**Data**.
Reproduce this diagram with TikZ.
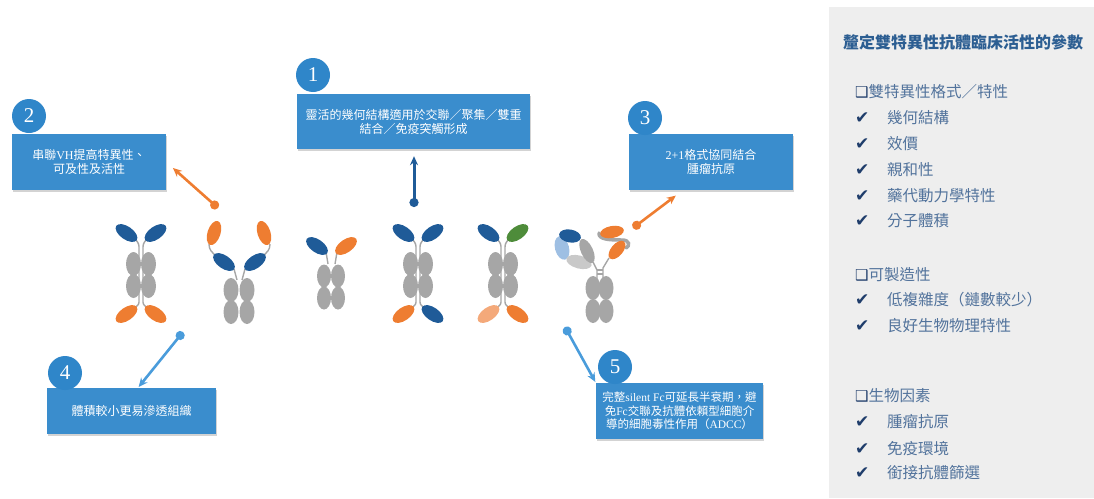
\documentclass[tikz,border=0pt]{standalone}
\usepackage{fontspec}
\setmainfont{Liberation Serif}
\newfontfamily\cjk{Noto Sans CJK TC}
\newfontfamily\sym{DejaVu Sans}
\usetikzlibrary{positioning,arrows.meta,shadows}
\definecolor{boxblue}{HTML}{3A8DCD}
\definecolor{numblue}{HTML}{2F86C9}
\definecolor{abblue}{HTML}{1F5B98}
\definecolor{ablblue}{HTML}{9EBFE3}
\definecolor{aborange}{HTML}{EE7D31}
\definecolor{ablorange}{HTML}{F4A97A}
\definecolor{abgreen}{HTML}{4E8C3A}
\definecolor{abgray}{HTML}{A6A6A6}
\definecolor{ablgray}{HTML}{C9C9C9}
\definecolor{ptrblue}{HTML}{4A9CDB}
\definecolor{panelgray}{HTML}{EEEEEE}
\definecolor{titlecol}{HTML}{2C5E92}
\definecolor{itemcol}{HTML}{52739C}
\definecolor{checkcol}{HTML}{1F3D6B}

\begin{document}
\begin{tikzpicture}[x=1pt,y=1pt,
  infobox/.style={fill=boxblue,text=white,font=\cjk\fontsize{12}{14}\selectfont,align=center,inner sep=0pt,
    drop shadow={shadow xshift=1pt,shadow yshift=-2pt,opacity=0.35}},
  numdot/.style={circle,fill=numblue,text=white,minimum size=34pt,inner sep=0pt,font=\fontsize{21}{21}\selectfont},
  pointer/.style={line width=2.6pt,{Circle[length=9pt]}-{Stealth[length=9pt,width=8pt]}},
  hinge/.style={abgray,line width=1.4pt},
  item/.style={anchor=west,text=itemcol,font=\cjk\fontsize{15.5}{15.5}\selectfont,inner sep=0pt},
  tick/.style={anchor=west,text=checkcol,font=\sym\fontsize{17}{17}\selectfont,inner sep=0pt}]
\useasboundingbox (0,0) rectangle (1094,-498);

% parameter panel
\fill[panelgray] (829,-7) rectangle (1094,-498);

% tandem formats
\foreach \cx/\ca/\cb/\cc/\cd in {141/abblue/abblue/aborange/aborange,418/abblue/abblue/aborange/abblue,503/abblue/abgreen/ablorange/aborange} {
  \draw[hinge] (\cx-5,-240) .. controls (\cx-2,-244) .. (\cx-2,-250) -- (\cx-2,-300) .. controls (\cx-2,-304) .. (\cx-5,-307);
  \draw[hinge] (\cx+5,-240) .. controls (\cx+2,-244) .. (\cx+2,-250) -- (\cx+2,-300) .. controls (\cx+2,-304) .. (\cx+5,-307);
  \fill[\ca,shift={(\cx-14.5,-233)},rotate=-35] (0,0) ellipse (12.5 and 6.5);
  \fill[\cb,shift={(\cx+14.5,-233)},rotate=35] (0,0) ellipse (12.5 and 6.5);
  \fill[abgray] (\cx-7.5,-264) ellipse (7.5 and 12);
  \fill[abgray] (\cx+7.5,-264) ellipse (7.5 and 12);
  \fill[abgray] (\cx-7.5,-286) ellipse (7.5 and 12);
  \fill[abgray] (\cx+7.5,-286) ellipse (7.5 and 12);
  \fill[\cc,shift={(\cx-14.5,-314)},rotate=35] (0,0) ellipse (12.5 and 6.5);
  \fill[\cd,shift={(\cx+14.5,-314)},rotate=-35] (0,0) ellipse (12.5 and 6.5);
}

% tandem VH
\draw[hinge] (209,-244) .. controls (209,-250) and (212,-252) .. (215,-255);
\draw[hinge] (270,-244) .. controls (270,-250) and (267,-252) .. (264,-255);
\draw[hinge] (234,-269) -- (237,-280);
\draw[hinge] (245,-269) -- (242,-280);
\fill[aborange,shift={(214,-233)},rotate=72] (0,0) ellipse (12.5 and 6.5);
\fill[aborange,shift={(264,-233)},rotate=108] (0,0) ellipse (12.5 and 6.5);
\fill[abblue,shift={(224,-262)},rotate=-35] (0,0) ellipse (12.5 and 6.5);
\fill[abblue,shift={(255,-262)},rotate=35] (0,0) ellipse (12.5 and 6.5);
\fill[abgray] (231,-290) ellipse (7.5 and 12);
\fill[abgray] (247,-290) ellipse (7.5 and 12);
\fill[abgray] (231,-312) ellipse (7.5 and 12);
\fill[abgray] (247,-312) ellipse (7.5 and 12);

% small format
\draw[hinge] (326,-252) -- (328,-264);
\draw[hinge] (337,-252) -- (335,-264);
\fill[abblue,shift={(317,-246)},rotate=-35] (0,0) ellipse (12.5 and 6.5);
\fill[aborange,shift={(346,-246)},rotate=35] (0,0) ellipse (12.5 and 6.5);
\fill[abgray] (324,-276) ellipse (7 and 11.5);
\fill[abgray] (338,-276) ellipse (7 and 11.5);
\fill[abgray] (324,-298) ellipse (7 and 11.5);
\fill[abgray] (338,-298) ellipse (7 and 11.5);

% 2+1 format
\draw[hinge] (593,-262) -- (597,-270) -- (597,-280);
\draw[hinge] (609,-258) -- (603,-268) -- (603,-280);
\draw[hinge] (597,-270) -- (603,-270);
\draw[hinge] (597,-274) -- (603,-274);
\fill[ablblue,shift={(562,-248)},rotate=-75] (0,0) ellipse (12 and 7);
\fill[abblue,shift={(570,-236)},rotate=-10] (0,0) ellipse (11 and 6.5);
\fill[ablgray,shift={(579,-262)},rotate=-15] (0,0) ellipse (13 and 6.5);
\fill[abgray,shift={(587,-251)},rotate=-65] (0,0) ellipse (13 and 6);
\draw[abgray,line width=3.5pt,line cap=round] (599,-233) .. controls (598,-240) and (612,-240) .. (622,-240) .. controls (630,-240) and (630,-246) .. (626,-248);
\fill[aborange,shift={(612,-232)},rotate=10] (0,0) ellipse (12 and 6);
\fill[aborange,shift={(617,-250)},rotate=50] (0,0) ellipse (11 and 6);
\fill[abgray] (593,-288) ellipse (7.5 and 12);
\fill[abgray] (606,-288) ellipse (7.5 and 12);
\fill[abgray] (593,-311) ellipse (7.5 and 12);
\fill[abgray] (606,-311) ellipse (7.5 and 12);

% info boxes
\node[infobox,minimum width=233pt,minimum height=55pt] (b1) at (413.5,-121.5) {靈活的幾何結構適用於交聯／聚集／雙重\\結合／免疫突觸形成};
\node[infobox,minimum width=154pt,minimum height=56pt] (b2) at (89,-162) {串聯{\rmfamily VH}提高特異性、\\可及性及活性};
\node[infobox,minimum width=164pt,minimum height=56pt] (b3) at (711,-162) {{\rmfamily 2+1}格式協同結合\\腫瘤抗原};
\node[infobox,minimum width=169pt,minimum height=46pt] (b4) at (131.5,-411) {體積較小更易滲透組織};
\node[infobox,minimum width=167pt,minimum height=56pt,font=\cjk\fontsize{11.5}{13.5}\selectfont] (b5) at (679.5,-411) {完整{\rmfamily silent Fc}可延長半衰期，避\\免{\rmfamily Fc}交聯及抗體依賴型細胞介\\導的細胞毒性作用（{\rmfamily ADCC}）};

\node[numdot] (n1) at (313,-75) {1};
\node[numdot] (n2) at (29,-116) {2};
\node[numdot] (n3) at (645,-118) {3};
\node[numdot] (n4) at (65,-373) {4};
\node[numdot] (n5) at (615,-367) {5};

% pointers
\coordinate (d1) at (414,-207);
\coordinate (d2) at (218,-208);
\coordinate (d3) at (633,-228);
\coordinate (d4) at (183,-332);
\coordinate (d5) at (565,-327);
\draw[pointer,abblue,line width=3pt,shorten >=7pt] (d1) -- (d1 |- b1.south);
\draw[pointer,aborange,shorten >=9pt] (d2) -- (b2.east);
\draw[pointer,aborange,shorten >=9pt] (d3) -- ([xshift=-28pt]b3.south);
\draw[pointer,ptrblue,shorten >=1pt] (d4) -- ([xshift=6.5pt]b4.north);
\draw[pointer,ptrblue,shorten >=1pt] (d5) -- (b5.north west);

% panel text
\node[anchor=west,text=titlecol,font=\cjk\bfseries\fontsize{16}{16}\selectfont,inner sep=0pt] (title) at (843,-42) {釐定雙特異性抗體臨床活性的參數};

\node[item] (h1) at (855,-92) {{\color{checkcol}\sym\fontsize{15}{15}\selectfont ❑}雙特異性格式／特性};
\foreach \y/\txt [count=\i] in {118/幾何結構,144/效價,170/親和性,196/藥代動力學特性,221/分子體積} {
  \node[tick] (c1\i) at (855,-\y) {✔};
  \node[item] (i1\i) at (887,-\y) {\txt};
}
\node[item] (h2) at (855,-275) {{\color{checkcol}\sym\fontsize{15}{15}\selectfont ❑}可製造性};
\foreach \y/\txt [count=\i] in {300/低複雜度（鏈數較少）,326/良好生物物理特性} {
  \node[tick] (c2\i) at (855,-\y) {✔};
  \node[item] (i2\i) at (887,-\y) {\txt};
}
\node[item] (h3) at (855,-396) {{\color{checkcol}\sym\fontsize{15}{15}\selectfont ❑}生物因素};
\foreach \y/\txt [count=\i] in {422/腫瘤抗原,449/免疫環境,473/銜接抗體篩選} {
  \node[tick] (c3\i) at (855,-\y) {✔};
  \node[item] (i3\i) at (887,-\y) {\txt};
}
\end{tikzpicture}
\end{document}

**What needs to be done**.
The lines from the top of the data above through the one holding "(829,-7) rectangle (1094,-498);" are to be repeated exactly, and only those, with no pictures.

**Response to the exercise**.
Reproduce this diagram with TikZ.
\documentclass[tikz,border=0pt]{standalone}
\usepackage{fontspec}
\setmainfont{Liberation Serif}
\newfontfamily\cjk{Noto Sans CJK TC}
\newfontfamily\sym{DejaVu Sans}
\usetikzlibrary{positioning,arrows.meta,shadows}
\definecolor{boxblue}{HTML}{3A8DCD}
\definecolor{numblue}{HTML}{2F86C9}
\definecolor{abblue}{HTML}{1F5B98}
\definecolor{ablblue}{HTML}{9EBFE3}
\definecolor{aborange}{HTML}{EE7D31}
\definecolor{ablorange}{HTML}{F4A97A}
\definecolor{abgreen}{HTML}{4E8C3A}
\definecolor{abgray}{HTML}{A6A6A6}
\definecolor{ablgray}{HTML}{C9C9C9}
\definecolor{ptrblue}{HTML}{4A9CDB}
\definecolor{panelgray}{HTML}{EEEEEE}
\definecolor{titlecol}{HTML}{2C5E92}
\definecolor{itemcol}{HTML}{52739C}
\definecolor{checkcol}{HTML}{1F3D6B}

\begin{document}
\begin{tikzpicture}[x=1pt,y=1pt,
  infobox/.style={fill=boxblue,text=white,font=\cjk\fontsize{12}{14}\selectfont,align=center,inner sep=0pt,
    drop shadow={shadow xshift=1pt,shadow yshift=-2pt,opacity=0.35}},
  numdot/.style={circle,fill=numblue,text=white,minimum size=34pt,inner sep=0pt,font=\fontsize{21}{21}\selectfont},
  pointer/.style={line width=2.6pt,{Circle[length=9pt]}-{Stealth[length=9pt,width=8pt]}},
  hinge/.style={abgray,line width=1.4pt},
  item/.style={anchor=west,text=itemcol,font=\cjk\fontsize{15.5}{15.5}\selectfont,inner sep=0pt},
  tick/.style={anchor=west,text=checkcol,font=\sym\fontsize{17}{17}\selectfont,inner sep=0pt}]
\useasboundingbox (0,0) rectangle (1094,-498);

% parameter panel
\fill[panelgray] (829,-7) rectangle (1094,-498);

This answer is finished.